1. Pay down your debt
The first step in helping to accumulate an emergency fund is to start paying down your existing debt. Wiping away debt could leave more money in your pocket to save.
The dilemma: Your debt has a high interest rate but your savings account has a very low interest rate, leaving you with a net loss.
Consider: If you have $500 a month earmarked to pay down debt, use $250 of your available funds toward your highest-interest debt (most likely credit cards), then send the other half into an emergency account. Continue doing that until you pay off the card or loan, then move on to the next highest-interest debt, and so on.
2. A penny saved is a penny earned
If you can put off splurging on large purchases (think wants versus needs) and reduce discretionary spending, you can start channeling that money into your emergency fund.
Also, become a smarter consumer. Make a habit of using cash-back cards, promo codes and rebates from one of the many sites that give you money back for shopping at thousands of retailers, online and off. Typically all you have to do is go through the rebate site first—but these days many offer free browser extensions that do the discounting automatically as you shop. Also, most major credit card companies offer cards with a cash-back option on qualifying charges. Even a dollar saved here and there could add up to significant amounts over time.

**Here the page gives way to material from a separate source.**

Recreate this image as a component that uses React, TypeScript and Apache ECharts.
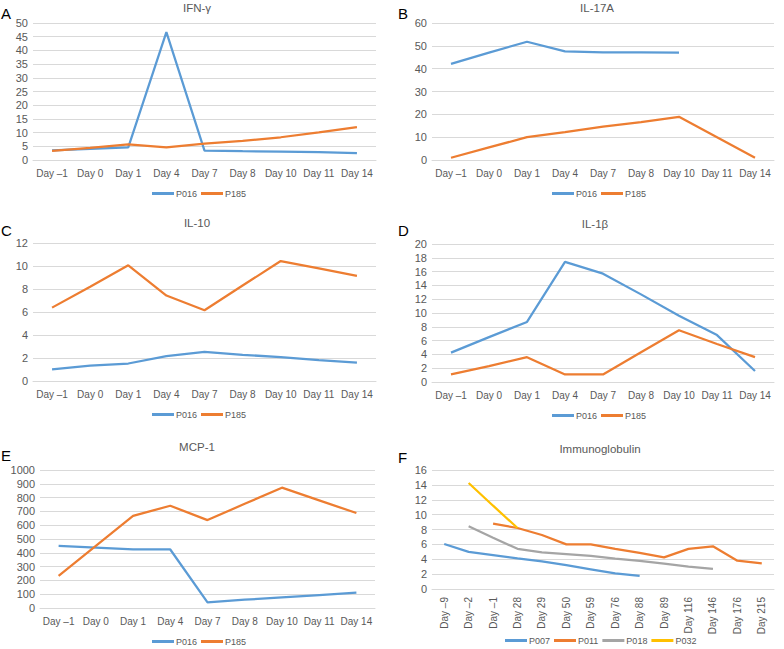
import React, { useEffect, useRef } from "react";
import * as echarts from "echarts";

const daysCyto = ["Day –1", "Day 0", "Day 1", "Day 4", "Day 7", "Day 8", "Day 10", "Day 11", "Day 14"];
const daysIg = ["Day –9", "Day –2", "Day –1", "Day 28", "Day 29", "Day 50", "Day 59", "Day 76", "Day 88", "Day 89", "Day 116", "Day 146", "Day 176", "Day 215"];

const ifnP016 = [3.5, 4.1, 4.6, 46.7, 3.4, 3.2, 3.1, 2.9, 2.5];
const ifnP185 = [3.3, 4.4, 5.7, 4.6, 6.0, 7.0, 8.3, 10.1, 12.0];

const il17P016 = [42.1, 47.0, 51.8, 47.6, 47.1, 47.1, 47.0, null, null];
const il17P185 = [1.0, 5.5, 10.0, 12.2, 14.6, 16.6, 18.9, 10.0, 1.0];

const il10P016 = [1.02, 1.34, 1.52, 2.16, 2.54, 2.28, 2.07, 1.81, 1.6];
const il10P185 = [6.38, 8.2, 10.06, 7.43, 6.15, 8.3, 10.43, 9.8, 9.15];

const il1bP016 = [4.26, 6.5, 8.7, 17.4, 15.7, 12.7, 9.6, 6.8, 1.6];
const il1bP185 = [1.1, 2.3, 3.6, 1.1, 1.1, 4.3, 7.5, 5.5, 3.6];

const mcpP016 = [450, 438, 424, 424, 41, 60, 77, 94, 111];
const mcpP185 = [232, 450, 668, 741, 637, 755, 872, 780, 688];

const igP007 = [6.05, 5.0, 4.57, 4.12, 3.7, 3.2, 2.65, 2.1, 1.75, null, null, null, null, null];
const igP011 = [null, null, 8.8, 8.2, 7.26, 6.0, 6.0, 5.4, 4.85, 4.26, 5.4, 5.74, 3.8, 3.45];
const igP018 = [null, 8.43, 6.9, 5.4, 4.93, 4.7, 4.44, 4.1, 3.77, 3.4, 3.0, 2.7, null, null];
const igP032 = [null, 14.25, 11.2, 8.2, null, null, null, null, null, null, null, null, null, null];

const titles = ["IFN-γ", "IL-17A", "IL-10", "IL-1β", "MCP-1", "Immunoglobulin"];
const letters = ["A", "B", "C", "D", "E", "F"];
const yMax = [50, 60, 12, 20, 1000, 16];
const yStep = [5, 10, 2, 2, 100, 2];

const BLUE = "#5B9BD5";
const ORANGE = "#ED7D31";
const GRAY = "#A5A5A5";
const YELLOW = "#FFC000";
const FONT = "Liberation Sans, Arial, Helvetica, sans-serif";
const TXT = "#595959";

export default function App() {
  const ref = useRef<HTMLDivElement>(null);
  useEffect(() => {
    if (!ref.current) return;
    const chart = echarts.init(ref.current, undefined, { renderer: "svg" });

    const grids = [
      { left: 33, top: 23, width: 343, height: 137 },
      { left: 432, top: 23, width: 342, height: 137 },
      { left: 33, top: 243, width: 343, height: 138 },
      { left: 432, top: 244, width: 342, height: 138 },
      { left: 40, top: 470, width: 335, height: 138 },
      { left: 432, top: 470, width: 342, height: 119 },
    ];
    const titlePos = [
      [197, 8], [597, 8], [197, 223], [595, 224], [197, 447], [600, 449],
    ];
    const letterPos = [
      [1, 13], [398, 13], [1, 230], [398, 230], [1, 455], [398, 457],
    ];
    const legendPos = [
      [152, 189], [552, 189], [152, 410], [552, 411], [152, 637], [505, 636],
    ];

    const seriesDefs: any[][] = [
      [["P016", ifnP016, BLUE], ["P185", ifnP185, ORANGE]],
      [["P016", il17P016, BLUE], ["P185", il17P185, ORANGE]],
      [["P016", il10P016, BLUE], ["P185", il10P185, ORANGE]],
      [["P016", il1bP016, BLUE], ["P185", il1bP185, ORANGE]],
      [["P016", mcpP016, BLUE], ["P185", mcpP185, ORANGE]],
      [["P007", igP007, BLUE], ["P011", igP011, ORANGE], ["P018", igP018, GRAY], ["P032", igP032, YELLOW]],
    ];

    const xAxis = grids.map((_, i) => ({
      type: "category",
      gridIndex: i,
      data: i === 5 ? daysIg : daysCyto,
      boundaryGap: true,
      axisTick: { show: false },
      axisLine: { show: true, lineStyle: { color: "#d9d9d9", width: 1 } },
      axisLabel: {
        interval: 0,
        color: TXT,
        fontFamily: FONT,
        fontSize: 10,
        margin: 8,
        rotate: i === 5 ? 90 : 0,
      },
    }));
    const yAxis = grids.map((_, i) => ({
      type: "value",
      gridIndex: i,
      min: 0,
      max: yMax[i],
      interval: yStep[i],
      axisLine: { show: false },
      axisTick: { show: false },
      splitLine: { lineStyle: { color: "#d9d9d9", width: 1 } },
      axisLabel: {
        color: TXT,
        fontFamily: FONT,
        fontSize: 11,
        margin: 5,
        formatter: (v: number) => String(v),
      },
    }));
    const series: any[] = [];
    seriesDefs.forEach((defs, i) => {
      defs.forEach(([name, data, color]) => {
        series.push({
          type: "line",
          name,
          xAxisIndex: i,
          yAxisIndex: i,
          data,
          symbol: "none",
          color,
          lineStyle: { color, width: 2.25 },
          connectNulls: false,
        });
      });
    });
    const legend = seriesDefs.map((defs, i) => ({
      left: legendPos[i][0],
      top: legendPos[i][1],
      orient: "horizontal",
      icon: "rect",
      itemWidth: 22,
      itemHeight: 3,
      itemGap: 4,
      padding: 0,
      data: defs.map((d) => d[0]),
      textStyle: { color: TXT, fontFamily: FONT, fontSize: 9, padding: [0, 0, 0, -3] },
      selectedMode: false,
    }));
    const graphic: any[] = [];
    titles.forEach((t, i) => {
      graphic.push({
        type: "text",
        x: titlePos[i][0],
        y: titlePos[i][1],
        style: {
          text: t,
          fill: TXT,
          font: `11.5px ${FONT}`,
          textAlign: "center",
          textVerticalAlign: "middle",
        },
      });
      graphic.push({
        type: "text",
        x: letterPos[i][0],
        y: letterPos[i][1],
        style: {
          text: letters[i],
          fill: "#000",
          font: `15px ${FONT}`,
          textAlign: "left",
          textVerticalAlign: "middle",
        },
      });
    });

    chart.setOption({
      animation: false,
      backgroundColor: "#ffffff",
      grid: grids,
      xAxis,
      yAxis,
      series,
      legend,
      graphic,
    });
    return () => chart.dispose();
  }, []);
  return (
    <div
      ref={ref}
      style={{ position: "fixed", left: 0, top: 0, width: 784, height: 649 }}
    />
  );
}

3. Pay it along with your bills
Just as you have bills that have to be paid at the same time every month—mortgage or rent, utilities, loans—consider putting aside money for your emergency fund every month. If you think of your emergency fund as a bill to be paid each month, it could be easier to incorporate it into your budget and spending plan.
It may sound counterintuitive, but research shows3 that one of the best ways to become a better saver is to stop thinking about it; put your savings plan on autopilot: with 24/7 online banking capabilities, you can set up automatic, recurring monthly transfers to your emergency fund. For example, if you get paid on the 15th of the month, set up a continuous monthly transfer for that day so that you never see the money in your checking account (and won’t be tempted to spend it).

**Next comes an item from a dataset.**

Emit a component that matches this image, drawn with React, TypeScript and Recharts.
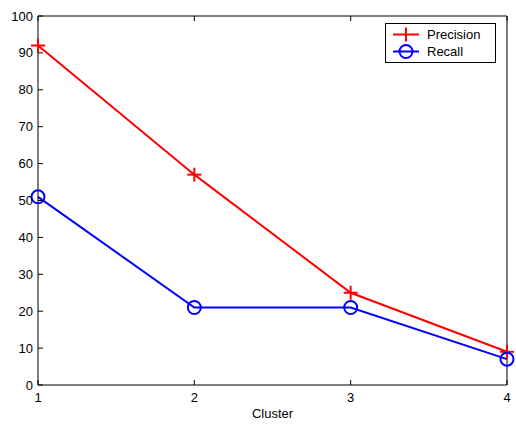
import React from 'react';
import { LineChart, Line, XAxis, YAxis, Legend } from 'recharts';

const clusters = [1, 2, 3, 4];
const precision = [92, 57, 25, 9];
const recall = [51, 21, 21, 7];
const yTicks = [0, 10, 20, 30, 40, 50, 60, 70, 80, 90, 100];

const RED = '#ff0000';
const BLUE = '#0000ff';
const FONT = '"Liberation Sans", Arial, sans-serif';

const data = clusters.map((c, i) => ({ cluster: c, precision: precision[i], recall: recall[i] }));

// MATLAB-style inward ticks
const BottomTick = (props: any) => {
    const { x, y, payload } = props;
    return (
        <g>
            <line x1={x} y1={y} x2={x} y2={y - 5} stroke="#000" />
            <text x={x} y={y + 17} textAnchor="middle" fontSize={13} fontFamily={FONT} fill="#000">
                {payload.value}
            </text>
        </g>
    );
};

const TopTick = (props: any) => {
    const { x, y } = props;
    return <line x1={x} y1={y} x2={x} y2={y + 5} stroke="#000" />;
};

const LeftTick = (props: any) => {
    const { x, y, payload } = props;
    return (
        <g>
            <line x1={x} y1={y} x2={x + 5} y2={y} stroke="#000" />
            <text x={x - 5} y={y + 4.5} textAnchor="end" fontSize={13} fontFamily={FONT} fill="#000">
                {payload.value}
            </text>
        </g>
    );
};

const RightTick = (props: any) => {
    const { x, y } = props;
    return <line x1={x} y1={y} x2={x - 5} y2={y} stroke="#000" />;
};

const PlusDot = (props: any) => {
    const { cx, cy, index } = props;
    return (
        <g key={`p-${index}`}>
            <line x1={cx - 7} y1={cy} x2={cx + 7} y2={cy} stroke={RED} strokeWidth={2} />
            <line x1={cx} y1={cy - 7} x2={cx} y2={cy + 7} stroke={RED} strokeWidth={2} />
        </g>
    );
};

const CircleDot = (props: any) => {
    const { cx, cy, index } = props;
    return <circle key={`r-${index}`} cx={cx} cy={cy} r={6.5} fill="none" stroke={BLUE} strokeWidth={2} />;
};

const LegendBox = () => (
    <svg width={111} height={40} style={{ display: 'block' }}>
        <rect x={0.5} y={0.5} width={110} height={39} fill="#fff" stroke="#000" />
        <line x1={8} y1={11.5} x2={34} y2={11.5} stroke={RED} strokeWidth={2} />
        <line x1={21} y1={4.5} x2={21} y2={18.5} stroke={RED} strokeWidth={2} />
        <text x={42} y={16} fontSize={13} fontFamily={FONT} fill="#000">Precision</text>
        <line x1={8} y1={28.5} x2={34} y2={28.5} stroke={BLUE} strokeWidth={2} />
        <circle cx={21} cy={28.5} r={6.5} fill="none" stroke={BLUE} strokeWidth={2} />
        <text x={42} y={33} fontSize={13} fontFamily={FONT} fill="#000">Recall</text>
    </svg>
);

export default function App() {
    return (
        <div style={{ position: 'absolute', left: 0, top: 0, width: 516, height: 424, background: '#fff' }}>
            <LineChart width={516} height={424} data={data} margin={{ top: 15, right: 8, left: 0, bottom: 0 }}>
                <XAxis
                    dataKey="cluster"
                    type="number"
                    domain={[1, 4]}
                    ticks={clusters}
                    tickSize={0}
                    tickMargin={0}
                    tick={<BottomTick />}
                    height={39}
                    axisLine={{ stroke: '#000' }}
                    label={{ value: 'Cluster', position: 'insideBottom', offset: 6, fontSize: 13, fontFamily: FONT, fill: '#000' }}
                />
                <XAxis
                    xAxisId="top"
                    orientation="top"
                    dataKey="cluster"
                    type="number"
                    domain={[1, 4]}
                    ticks={clusters}
                    tickSize={0}
                    tickMargin={0}
                    tick={<TopTick />}
                    height={1}
                    axisLine={{ stroke: '#000' }}
                />
                <YAxis
                    domain={[0, 100]}
                    ticks={yTicks}
                    tickSize={0}
                    tickMargin={0}
                    tick={<LeftTick />}
                    width={38}
                    axisLine={{ stroke: '#000' }}
                />
                <YAxis
                    yAxisId="right"
                    orientation="right"
                    domain={[0, 100]}
                    ticks={yTicks}
                    tickSize={0}
                    tickMargin={0}
                    tick={<RightTick />}
                    width={1}
                    axisLine={{ stroke: '#000' }}
                />
                <Legend
                    layout="horizontal"
                    verticalAlign="middle"
                    align="center"
                    content={<LegendBox />}
                    wrapperStyle={{ position: 'absolute', left: 385, top: 23, width: 111, height: 40 }}
                />
                <Line
                    type="linear"
                    dataKey="precision"
                    stroke={RED}
                    strokeWidth={2}
                    dot={<PlusDot />}
                    activeDot={false}
                    isAnimationActive={false}
                />
                <Line
                    type="linear"
                    dataKey="recall"
                    stroke={BLUE}
                    strokeWidth={2}
                    dot={<CircleDot />}
                    activeDot={false}
                    isAnimationActive={false}
                />
            </LineChart>
        </div>
    );
}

Beyond emergencies, this is also great way to approach any savings account goal, from your workplace retirement plan to your vacation fund.
4. Bonus points
If you’ve received a cash windfall, whether through an inheritance, bonus or tax refund, make sure to consider directing a portion of it to your emergency fund.

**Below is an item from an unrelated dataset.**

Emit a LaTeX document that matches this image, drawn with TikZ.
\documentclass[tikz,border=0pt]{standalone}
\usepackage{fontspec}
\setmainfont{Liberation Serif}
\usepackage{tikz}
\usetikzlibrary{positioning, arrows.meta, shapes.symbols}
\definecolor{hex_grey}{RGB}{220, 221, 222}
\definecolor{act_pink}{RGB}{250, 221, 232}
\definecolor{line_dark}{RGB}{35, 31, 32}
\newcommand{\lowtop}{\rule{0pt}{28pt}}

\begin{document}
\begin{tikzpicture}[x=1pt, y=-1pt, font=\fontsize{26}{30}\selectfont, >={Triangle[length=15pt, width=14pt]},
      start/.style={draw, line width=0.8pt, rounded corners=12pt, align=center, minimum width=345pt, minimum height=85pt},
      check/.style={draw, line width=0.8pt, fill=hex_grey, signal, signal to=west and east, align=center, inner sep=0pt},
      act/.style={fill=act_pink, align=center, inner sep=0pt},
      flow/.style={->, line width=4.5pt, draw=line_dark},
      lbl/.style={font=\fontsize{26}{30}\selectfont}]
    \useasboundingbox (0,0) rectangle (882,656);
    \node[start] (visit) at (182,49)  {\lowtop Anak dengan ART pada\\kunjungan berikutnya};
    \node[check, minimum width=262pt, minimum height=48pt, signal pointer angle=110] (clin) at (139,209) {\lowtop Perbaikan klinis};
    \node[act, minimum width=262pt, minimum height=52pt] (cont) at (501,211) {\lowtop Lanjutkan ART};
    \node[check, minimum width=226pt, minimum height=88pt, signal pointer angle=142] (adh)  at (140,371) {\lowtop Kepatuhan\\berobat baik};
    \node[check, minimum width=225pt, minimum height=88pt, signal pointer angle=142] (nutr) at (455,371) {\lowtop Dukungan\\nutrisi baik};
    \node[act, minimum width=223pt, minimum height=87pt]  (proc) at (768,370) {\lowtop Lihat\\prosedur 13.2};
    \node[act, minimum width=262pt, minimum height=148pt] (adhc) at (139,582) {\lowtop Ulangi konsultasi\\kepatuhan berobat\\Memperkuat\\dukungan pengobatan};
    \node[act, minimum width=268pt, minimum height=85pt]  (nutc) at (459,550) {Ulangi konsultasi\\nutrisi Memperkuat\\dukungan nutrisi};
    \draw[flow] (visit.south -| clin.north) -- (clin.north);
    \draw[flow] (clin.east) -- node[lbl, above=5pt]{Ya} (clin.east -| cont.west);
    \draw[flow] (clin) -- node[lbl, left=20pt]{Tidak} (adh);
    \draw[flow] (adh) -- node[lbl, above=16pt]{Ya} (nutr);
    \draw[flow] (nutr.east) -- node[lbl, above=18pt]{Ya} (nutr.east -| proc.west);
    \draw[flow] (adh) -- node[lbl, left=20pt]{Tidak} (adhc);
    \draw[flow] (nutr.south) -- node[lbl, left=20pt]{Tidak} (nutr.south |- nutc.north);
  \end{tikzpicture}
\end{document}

For instance, if you get a hefty tax refund, do your best to simply deposit the check—or at least 25% of it—into your emergency account. The feelings of security and satisfaction you'll get from a fully funded safety net are far greater than the short-lived thrill of buying a couple of new iPads or a trip to Turks and Caicos, however tempting (especially these days).
5. Build your emergency fund slowly
A bit of unconventional advice: Don’t rush. Build your emergency fund slowly over time. Don't overfund the account only to repeatedly remove money for monthly expenses. Putting that cash away (no matter how small each deposit) and not touching it is one of the best ways to be sure it continues to grow.
Even so, for best results, avoid scrimping and saving so much that you start to feel deprived. If you never let yourself enjoy an evening out or the occasional clothing splurge, your plan might backfire. Just as many athletes eat a weekly cheat meal to stay focused, we all need incentives to stay the course. Leave room for occasional indulgences.